按照庄生梦蝶所述,人在梦中所经历的,可能是更真实的人生。在世上,人必须戴着面具,服从生存逻辑,考虑厉害关系,言不由衷,行不为本,过的其实是虚假人生。(此段待补充

我不知道,不再梦见你,是喜,还是忧?

若是喜,可解为这篇小说的横空出世——终于!不识庐山,只缘其中。不摆脱初恋,彻底地摆脱,便不可能写好初恋。这显而易见。而写出这篇小说来,是我中年以后所剩无几的抱负之一。年轻时的许多抱负,理想,大都灰飞烟灭。真正说来,理想若能灰飞烟灭,其实还算好的结局。最可怕的结局,是理想化为耻辱,终生的理想化为终生的耻辱,因为曾有过的理想,这才是最可怕的。所幸,将令我受创至深的初恋写成小说,这一理想,坚持了半个世纪,今日终于实现!一时间,我喜极而泣。我甚至想,可以去死了,死而无憾了,因为吾小说已成,无论上帝震怒,还是地裂山崩,都不能将其毁灭。

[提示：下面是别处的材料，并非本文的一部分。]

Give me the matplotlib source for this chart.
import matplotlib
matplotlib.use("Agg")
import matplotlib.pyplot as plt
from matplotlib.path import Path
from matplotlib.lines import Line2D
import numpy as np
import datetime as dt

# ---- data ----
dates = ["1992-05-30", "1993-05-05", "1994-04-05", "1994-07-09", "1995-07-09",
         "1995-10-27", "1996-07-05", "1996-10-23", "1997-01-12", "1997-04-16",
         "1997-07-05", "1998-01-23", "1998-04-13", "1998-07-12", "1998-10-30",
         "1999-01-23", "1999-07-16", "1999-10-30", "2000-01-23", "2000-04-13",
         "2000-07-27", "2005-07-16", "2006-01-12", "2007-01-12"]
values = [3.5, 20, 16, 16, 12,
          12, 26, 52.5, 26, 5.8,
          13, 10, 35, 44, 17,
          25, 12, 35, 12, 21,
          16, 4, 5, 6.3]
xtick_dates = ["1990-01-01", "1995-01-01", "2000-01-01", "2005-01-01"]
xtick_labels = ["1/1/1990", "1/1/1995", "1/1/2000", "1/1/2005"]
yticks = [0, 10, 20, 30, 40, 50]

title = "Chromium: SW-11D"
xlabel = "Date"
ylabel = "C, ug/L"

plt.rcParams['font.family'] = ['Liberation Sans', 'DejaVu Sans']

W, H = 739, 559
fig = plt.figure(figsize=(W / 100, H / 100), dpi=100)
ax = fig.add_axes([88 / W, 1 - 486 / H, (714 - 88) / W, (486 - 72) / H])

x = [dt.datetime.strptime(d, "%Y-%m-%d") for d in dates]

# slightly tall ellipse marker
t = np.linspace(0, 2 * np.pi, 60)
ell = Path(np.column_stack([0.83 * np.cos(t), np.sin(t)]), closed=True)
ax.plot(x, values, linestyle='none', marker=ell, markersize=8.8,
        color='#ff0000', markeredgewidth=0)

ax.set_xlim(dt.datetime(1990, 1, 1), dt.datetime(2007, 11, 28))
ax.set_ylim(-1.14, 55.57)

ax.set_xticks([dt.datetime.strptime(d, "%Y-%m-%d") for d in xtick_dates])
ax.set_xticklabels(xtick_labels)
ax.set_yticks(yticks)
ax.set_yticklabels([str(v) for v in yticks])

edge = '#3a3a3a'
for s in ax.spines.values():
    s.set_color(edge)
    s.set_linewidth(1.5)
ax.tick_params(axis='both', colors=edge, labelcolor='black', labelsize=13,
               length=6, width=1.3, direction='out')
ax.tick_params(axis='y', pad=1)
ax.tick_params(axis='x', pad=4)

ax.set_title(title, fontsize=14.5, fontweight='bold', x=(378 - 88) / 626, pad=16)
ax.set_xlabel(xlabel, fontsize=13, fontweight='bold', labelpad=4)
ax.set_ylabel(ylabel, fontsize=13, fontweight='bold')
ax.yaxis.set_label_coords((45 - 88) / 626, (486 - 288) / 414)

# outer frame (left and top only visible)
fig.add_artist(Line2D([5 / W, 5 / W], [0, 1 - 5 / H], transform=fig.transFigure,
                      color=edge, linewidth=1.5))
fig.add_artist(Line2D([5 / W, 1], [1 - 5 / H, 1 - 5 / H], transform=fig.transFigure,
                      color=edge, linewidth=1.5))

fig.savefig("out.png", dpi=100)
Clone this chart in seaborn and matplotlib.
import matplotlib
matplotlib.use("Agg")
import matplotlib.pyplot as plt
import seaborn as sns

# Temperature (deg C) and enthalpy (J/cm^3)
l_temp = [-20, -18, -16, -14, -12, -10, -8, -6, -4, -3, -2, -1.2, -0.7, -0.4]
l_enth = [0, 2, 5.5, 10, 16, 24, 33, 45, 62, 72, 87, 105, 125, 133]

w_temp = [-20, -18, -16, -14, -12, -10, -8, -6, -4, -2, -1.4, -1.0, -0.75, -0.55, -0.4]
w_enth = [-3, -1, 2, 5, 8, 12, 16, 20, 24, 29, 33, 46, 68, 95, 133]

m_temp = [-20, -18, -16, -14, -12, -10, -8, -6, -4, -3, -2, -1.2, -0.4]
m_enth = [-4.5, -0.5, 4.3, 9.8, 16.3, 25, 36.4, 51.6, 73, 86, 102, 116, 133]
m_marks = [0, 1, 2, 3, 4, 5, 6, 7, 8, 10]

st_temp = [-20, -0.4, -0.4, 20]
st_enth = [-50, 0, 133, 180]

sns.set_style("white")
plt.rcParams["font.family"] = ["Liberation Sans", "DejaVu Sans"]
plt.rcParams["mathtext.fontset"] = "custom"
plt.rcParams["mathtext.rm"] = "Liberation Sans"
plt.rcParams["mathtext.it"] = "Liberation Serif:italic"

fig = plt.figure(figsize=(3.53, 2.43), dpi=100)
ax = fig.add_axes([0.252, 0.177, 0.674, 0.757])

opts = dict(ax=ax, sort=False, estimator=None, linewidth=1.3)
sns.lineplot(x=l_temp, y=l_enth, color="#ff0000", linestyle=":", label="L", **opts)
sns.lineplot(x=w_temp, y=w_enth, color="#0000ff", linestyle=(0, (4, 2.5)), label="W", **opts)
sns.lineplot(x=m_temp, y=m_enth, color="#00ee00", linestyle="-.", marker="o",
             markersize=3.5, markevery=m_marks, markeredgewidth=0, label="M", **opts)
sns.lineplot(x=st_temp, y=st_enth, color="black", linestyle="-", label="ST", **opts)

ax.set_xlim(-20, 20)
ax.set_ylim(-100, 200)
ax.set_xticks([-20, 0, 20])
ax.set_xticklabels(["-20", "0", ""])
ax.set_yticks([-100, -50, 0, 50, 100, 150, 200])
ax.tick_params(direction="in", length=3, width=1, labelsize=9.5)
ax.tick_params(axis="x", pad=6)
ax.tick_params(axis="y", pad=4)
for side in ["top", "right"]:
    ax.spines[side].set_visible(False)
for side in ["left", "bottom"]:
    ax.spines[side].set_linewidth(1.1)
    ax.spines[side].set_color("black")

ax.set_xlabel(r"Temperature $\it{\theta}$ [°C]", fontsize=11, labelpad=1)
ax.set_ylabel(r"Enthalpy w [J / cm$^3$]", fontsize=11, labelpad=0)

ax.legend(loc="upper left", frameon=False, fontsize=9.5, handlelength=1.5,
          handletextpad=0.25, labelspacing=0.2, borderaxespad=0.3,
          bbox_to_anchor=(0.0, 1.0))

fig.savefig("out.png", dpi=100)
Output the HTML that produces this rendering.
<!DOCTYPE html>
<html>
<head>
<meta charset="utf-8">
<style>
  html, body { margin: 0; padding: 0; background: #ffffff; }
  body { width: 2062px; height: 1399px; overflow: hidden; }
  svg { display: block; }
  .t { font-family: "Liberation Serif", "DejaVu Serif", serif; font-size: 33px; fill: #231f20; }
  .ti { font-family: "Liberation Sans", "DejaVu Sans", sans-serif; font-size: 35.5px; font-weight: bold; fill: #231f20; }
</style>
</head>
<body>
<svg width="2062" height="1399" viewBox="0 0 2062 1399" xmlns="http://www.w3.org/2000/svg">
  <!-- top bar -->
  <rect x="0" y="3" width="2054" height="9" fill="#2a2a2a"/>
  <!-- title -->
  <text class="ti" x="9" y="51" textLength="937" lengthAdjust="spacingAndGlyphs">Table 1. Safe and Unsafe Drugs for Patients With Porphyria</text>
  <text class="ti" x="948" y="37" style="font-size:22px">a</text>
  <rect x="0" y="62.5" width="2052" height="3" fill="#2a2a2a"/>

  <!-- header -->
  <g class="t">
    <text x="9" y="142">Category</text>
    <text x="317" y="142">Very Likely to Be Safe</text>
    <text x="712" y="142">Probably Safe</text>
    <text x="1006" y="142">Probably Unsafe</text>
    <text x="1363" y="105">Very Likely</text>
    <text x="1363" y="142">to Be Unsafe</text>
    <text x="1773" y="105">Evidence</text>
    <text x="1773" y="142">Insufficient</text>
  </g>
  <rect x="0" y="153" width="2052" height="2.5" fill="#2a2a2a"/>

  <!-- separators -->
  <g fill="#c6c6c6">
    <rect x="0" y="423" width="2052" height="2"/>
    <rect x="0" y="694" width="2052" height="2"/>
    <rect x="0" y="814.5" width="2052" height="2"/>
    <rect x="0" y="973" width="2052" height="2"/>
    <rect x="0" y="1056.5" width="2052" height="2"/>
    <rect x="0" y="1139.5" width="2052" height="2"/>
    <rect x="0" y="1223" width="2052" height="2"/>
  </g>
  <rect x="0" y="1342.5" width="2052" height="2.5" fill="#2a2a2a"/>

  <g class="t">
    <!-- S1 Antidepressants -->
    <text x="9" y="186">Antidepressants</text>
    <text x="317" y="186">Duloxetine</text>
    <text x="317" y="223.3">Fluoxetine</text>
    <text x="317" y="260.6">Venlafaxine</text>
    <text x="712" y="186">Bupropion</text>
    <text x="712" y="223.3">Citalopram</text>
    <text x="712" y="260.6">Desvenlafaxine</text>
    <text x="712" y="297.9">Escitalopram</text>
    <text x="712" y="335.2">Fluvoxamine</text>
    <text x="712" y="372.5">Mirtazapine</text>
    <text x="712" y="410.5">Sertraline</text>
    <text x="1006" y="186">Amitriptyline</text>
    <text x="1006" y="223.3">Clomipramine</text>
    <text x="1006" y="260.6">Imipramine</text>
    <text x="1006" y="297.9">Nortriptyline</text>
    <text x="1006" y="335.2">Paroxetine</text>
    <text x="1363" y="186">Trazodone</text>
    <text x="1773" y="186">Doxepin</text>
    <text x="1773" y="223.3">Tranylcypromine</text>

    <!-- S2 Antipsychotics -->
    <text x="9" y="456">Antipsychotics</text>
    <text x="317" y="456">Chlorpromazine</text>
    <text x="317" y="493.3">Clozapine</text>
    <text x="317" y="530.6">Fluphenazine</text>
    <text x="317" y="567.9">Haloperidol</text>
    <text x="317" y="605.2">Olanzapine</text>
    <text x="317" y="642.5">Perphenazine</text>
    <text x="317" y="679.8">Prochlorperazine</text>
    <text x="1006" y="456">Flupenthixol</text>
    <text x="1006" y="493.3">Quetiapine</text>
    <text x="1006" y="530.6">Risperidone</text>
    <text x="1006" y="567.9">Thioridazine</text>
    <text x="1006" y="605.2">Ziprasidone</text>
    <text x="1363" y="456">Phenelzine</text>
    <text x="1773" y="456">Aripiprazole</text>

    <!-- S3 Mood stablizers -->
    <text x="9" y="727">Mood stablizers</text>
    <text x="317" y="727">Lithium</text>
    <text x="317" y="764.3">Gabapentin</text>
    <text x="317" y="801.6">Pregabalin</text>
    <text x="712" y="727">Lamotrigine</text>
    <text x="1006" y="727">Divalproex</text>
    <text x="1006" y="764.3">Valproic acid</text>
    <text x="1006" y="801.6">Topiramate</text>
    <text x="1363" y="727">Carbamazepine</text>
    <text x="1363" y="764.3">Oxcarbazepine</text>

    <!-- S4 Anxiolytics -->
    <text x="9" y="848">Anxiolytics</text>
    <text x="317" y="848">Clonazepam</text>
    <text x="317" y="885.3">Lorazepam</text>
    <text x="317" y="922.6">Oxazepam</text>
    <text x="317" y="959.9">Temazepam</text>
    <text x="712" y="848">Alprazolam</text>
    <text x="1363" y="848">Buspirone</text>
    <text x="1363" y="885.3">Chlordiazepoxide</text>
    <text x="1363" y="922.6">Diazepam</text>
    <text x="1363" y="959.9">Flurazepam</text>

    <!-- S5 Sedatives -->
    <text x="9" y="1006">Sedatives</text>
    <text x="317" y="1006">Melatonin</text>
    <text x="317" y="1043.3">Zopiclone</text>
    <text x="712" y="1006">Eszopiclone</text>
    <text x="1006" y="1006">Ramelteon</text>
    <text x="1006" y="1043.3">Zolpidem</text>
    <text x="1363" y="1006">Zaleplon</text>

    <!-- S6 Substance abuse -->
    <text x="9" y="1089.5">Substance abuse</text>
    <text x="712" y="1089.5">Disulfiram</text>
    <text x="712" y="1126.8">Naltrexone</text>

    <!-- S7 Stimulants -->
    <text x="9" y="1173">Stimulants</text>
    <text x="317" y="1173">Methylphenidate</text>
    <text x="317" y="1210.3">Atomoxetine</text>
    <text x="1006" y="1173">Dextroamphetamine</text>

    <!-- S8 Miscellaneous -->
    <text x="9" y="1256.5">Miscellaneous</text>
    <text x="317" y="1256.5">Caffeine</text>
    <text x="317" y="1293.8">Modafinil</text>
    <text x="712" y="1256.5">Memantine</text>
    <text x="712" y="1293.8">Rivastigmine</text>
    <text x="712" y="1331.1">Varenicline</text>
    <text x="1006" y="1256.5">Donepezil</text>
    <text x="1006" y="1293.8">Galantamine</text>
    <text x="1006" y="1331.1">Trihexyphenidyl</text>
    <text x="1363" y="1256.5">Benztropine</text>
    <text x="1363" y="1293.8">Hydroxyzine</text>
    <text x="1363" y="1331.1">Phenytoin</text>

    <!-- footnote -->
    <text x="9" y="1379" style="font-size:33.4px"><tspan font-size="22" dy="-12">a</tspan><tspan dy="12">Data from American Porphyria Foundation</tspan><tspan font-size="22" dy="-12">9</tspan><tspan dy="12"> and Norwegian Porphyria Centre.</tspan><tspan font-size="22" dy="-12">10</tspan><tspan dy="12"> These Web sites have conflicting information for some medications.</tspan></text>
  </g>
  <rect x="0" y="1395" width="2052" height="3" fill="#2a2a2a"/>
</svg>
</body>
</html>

若是忧呢?便是脑瓜开始出问题了,记录远期情感的那些脑细胞损伤了,废物填平了那些大脑沟回。因为,不仅没再梦见你,也没再梦见父亲。父亲老年痴呆时,就是大脑负责控制情感的部位受损,对自己的言行失控,完全受潜意识控制,不知道自己在说什么,在干什么。我希望我不是这样,至少现在不是这样。